Наконец, Длительность и одновременность подводит итог всем возможным гипотезам: обобщенному плюрализму, ограниченному плюрализму, монизму.12 Согласно первому, есть сосуществование полностью различных ритмов, длительностей, которые реально отличаются, отсюда радикальная множественность Времени. Бергсон добавляет, что он однажды выдвигал эту гипотезу, но считал, что если не брать нас самих, то она годилась только для живых существ: «Во всяком случае, я и тогда не усматривал и теперь не вижу никакого основания распространять на материальную вселенную гипотезу множества длительностей». Отсюда вторая гипотеза: материальные вещи вне нас следовало бы различать не с помощью абсолютно разных длительностей, а посредством некоего относительного способа задействованности в нашей длительности и того, как подчеркивается эта задействованность. Возникает впечатление, что Бергсон сплавляет предварительную доктрину Опыта о непосредственных данных сознания (есть, так сказать, непостижимая причастность вещей к нашей длительности, некое «невыразимое основание») и более развитое учение Творческой эволюции (такая причастность к нашей длительности объяснялась бы принадлежностью ко всей вселенной в Целом). Но даже в этом втором случае остается тайна, касающаяся природы такого Целого и нашей связи с ним. Отсюда третья гипотеза: существует только одно время, одна длительность, в которой все было бы задействовано, включая наши сознания, включая живых существ, включая весь материальный мир. Теперь, к удивлению читателей, именно эту гипотезу Бергсон выдвигает на первый план как наиболее подходящую: некое одно Время, которое едино, универсально, безлично.13 Короче, монизм Времени… Нет ничего более удивительного; казалось бы, одна из двух представленных гипотез лучше должна выражать суть Бергсонизма, будь то гипотеза, предложенная в Материи и памяти, или гипотеза из Творческой эволюции. А как же еще: забыл, что ли, Бергсон, что в Опыте о непосредственных данных сознания он определил длительность — то есть реальное время — как «многообразие»?

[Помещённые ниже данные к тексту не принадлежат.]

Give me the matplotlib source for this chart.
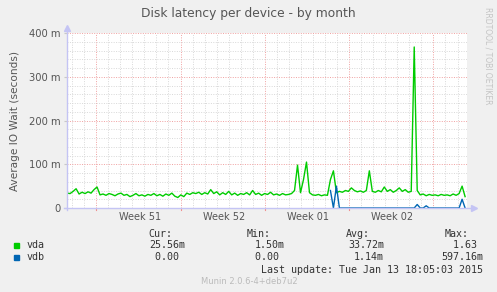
import numpy as np
import matplotlib
matplotlib.use("Agg")
import matplotlib.pyplot as plt
from matplotlib.patches import Rectangle

# ---- data (milliseconds), one sample every ~6 hours over the month ----
vda = [34, 33, 38, 44, 32, 36, 33, 37, 34, 42,
       48, 30, 32, 29, 33, 31, 28, 32, 34, 29,
       31, 26, 29, 33, 28, 30, 27, 31, 29, 33,
       28, 31, 27, 32, 29, 34, 27, 24, 30, 26,
       34, 31, 35, 33, 36, 31, 35, 32, 42, 33,
       37, 30, 35, 31, 38, 30, 34, 29, 33, 31,
       35, 30, 40, 31, 34, 29, 33, 31, 36, 30,
       32, 29, 33, 30, 31, 33, 40, 98, 35, 65,
       105, 35, 30, 29, 31, 28, 30, 29, 65, 85,
       35, 38, 36, 40, 38, 46, 40, 37, 39, 36,
       40, 85, 38, 36, 40, 37, 48, 38, 42, 36,
       40, 46, 38, 42, 36, 38, 368, 40, 30, 32,
       28, 31, 29, 30, 28, 31, 29, 30, 28, 32,
       29, 33, 50, 26]
nan = float("nan")
vdb = [nan] * 88 + [40, 0, 50, 0, 0, 0, 0, 0, 0, 0,
                    0, 0, 0, 0, 0, 0, 0, 0, 0, 0,
                    0, 0, 0, 0, 0, 0, 0, 0, 0, 8,
                    0, 0, 5, 0, 0, 0, 0, 0, 0, 0,
                    0, 0, 0, 0, 20, 0]
week_labels = ["Week 51", "Week 52", "Week 01", "Week 02"]
ytick_vals = [0, 100, 200, 300, 400]
ytick_labels = ["0", "100 m", "200 m", "300 m", "400 m"]
legend_names = ["vda", "vdb"]
legend_cur = ["25.56m", "0.00 "]
legend_min = ["1.50m", "0.00 "]
legend_avg = ["33.72m", "1.14m"]
legend_max = ["1.63 ", "597.16m"]
colors = ["#00CC00", "#0066B3"]

span_days = 33.3
first_monday = 2.47
times = np.linspace(0.05, 33.1, len(vda))

W, H = 497, 292
fig = plt.figure(figsize=(W / 100, H / 100), dpi=100)
fig.patch.set_facecolor("#F0F0F0")
ax = fig.add_axes([66.5 / W, (H - 208) / H, 401 / W, 175 / H])
ax.set_facecolor("white")
ax.set_xlim(0, span_days)
ax.set_ylim(0, 400)

# grid
dot = (0, (1, 1.5))
for d in np.arange(0, span_days, 1.0) + (first_monday % 1):
    is_major = abs(((d - first_monday) / 7) - round((d - first_monday) / 7)) < 1e-6
    ax.axvline(d, color="#F0A0A0" if is_major else "#D8D8D8",
               lw=0.7, ls=dot, zorder=1)
for v in range(20, 401, 20):
    ax.axhline(v, color="#F0A0A0" if v % 100 == 0 else "#D8D8D8",
               lw=0.7, ls=dot, zorder=1)

ax.plot(times, vda, color=colors[0], lw=1.0, zorder=3)
ax.plot(times, vdb, color=colors[1], lw=1.0, zorder=4)

for s in ax.spines.values():
    s.set_visible(False)
axc = "#C4C4F4"
ax.plot([0, 0], [-0.01, 1.025], color=axc, lw=1, transform=ax.transAxes, clip_on=False, zorder=5)
ax.plot([-0.005, 1.015], [0, 0], color=axc, lw=1, transform=ax.transAxes, clip_on=False, zorder=5)
ax.plot([0], [1.03], marker="^", ms=4, color=axc, transform=ax.transAxes, clip_on=False)
ax.plot([1.017], [0], marker=">", ms=4, color=axc, transform=ax.transAxes, clip_on=False)

ax.set_yticks(ytick_vals)
ax.set_yticklabels(ytick_labels, fontsize=7.2, color="#555555")
ax.set_xticks([])
ax.tick_params(axis="y", length=2, color="#C8C8C8", pad=2)
for i, lab in enumerate(week_labels):
    ax.text(first_monday + 3.6 + 7 * i, -9, lab, ha="center", va="top",
            fontsize=7, color="#555555")
    ax.plot([first_monday + 7 * i] * 2, [-4, 0], color="#F09090", lw=0.8, clip_on=False)

ax.set_ylabel("Average IO Wait (seconds)", fontsize=7.6, color="#555555", labelpad=4)
ax.yaxis.set_label_coords(-0.115, 0.5)

fig.text(248 / W, 1 - 13 / H, "Disk latency per device - by month",
         ha="center", va="center", fontsize=8.8, color="#555555")
fig.text(488 / W, 1 - 56 / H, "RRDTOOL / TOBI OETIKER", rotation=270,
         ha="center", va="center", fontsize=5.5, color="#C4C4C4")

mono = dict(family="DejaVu Sans Mono", fontsize=7.2, color="#333333", va="center")
fig.text(172 / W, 1 - 234 / H, "Cur:", ha="right", **mono)
fig.text(271 / W, 1 - 234 / H, "Min:", ha="right", **mono)
fig.text(370 / W, 1 - 234 / H, "Avg:", ha="right", **mono)
fig.text(469 / W, 1 - 234 / H, "Max:", ha="right", **mono)
rows_y = [245, 257.5]
for k in range(2):
    y = 1 - rows_y[k] / H
    fig.patches.append(Rectangle((14 / W, y - 2.5 / H), 5 / W, 5 / H,
                                 transform=fig.transFigure, color=colors[k]))
    fig.text(27 / W, y, legend_names[k], ha="left", **mono)
    fig.text(185 / W, y, legend_cur[k], ha="right", **mono)
    fig.text(285 / W, y, legend_min[k], ha="right", **mono)
    fig.text(384 / W, y, legend_avg[k], ha="right", **mono)
    fig.text(483 / W, y, legend_max[k], ha="right", **mono)
fig.text(483 / W, 1 - 270 / H, "Last update: Tue Jan 13 18:05:03 2015", ha="right", **mono)
fig.text(249 / W, 1 - 281 / H, "Munin 2.0.6-4+deb7u2", ha="center", va="center",
         fontsize=6, color="#BBBBBB")

fig.savefig("out.png", dpi=100, facecolor=fig.get_facecolor())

Что произошло? Несомненно, конфронтация с Теорией Относительности. Эта конфронтация была навязана Бергсону потому, что Теория Относительности, со своей стороны, обращалась к таким понятиям, как расширение, сжатие, напряжение и удлинение в связи с пространством и временем. Но такая конфронтация не возникла вдруг: ее подготовило фундаментальное понятие [notion] Многообразия, заимствованное Эйнштейном у Римана, которое Бергсон, со своей стороны, использовал в Опыте о непосредственных данных сознания. Давайте вспомним кратко принципиальные характеристики эйнштейновской теории, как их суммирует Бергсон: все начинается с некой идеи движения, которая влечет за собой сжатие тел и удлинение их времени; отсюда делается вывод, что имеется некое нарушение одновременности: то, что одновременно в неподвижной системе, перестает быть одновременным в движущейся системе; более того, благодаря относительности покоя и движения, благодаря относительности даже ускоренного движения, такие сжатия протяженности, такие удлинения времени, такие разрывы одновременности становятся абсолютно обоюдными; в этом смысле имела бы место множественность времен, многообразие времен с разными скоростями протекания, каждое из которых реально, каждое присуще какой-нибудь системе отсчета; и поскольку, чтобы разместить какую-либо точку, возникает необходимость указать ее положение как во времени, так и в пространстве, постольку единство времени составляет лишь четвертое измерение пространства; именно такой блок Пространства-Времени актуально разделяется на пространство и на время бесконечным числом способов, каждый из которых присущ какой-нибудь системе.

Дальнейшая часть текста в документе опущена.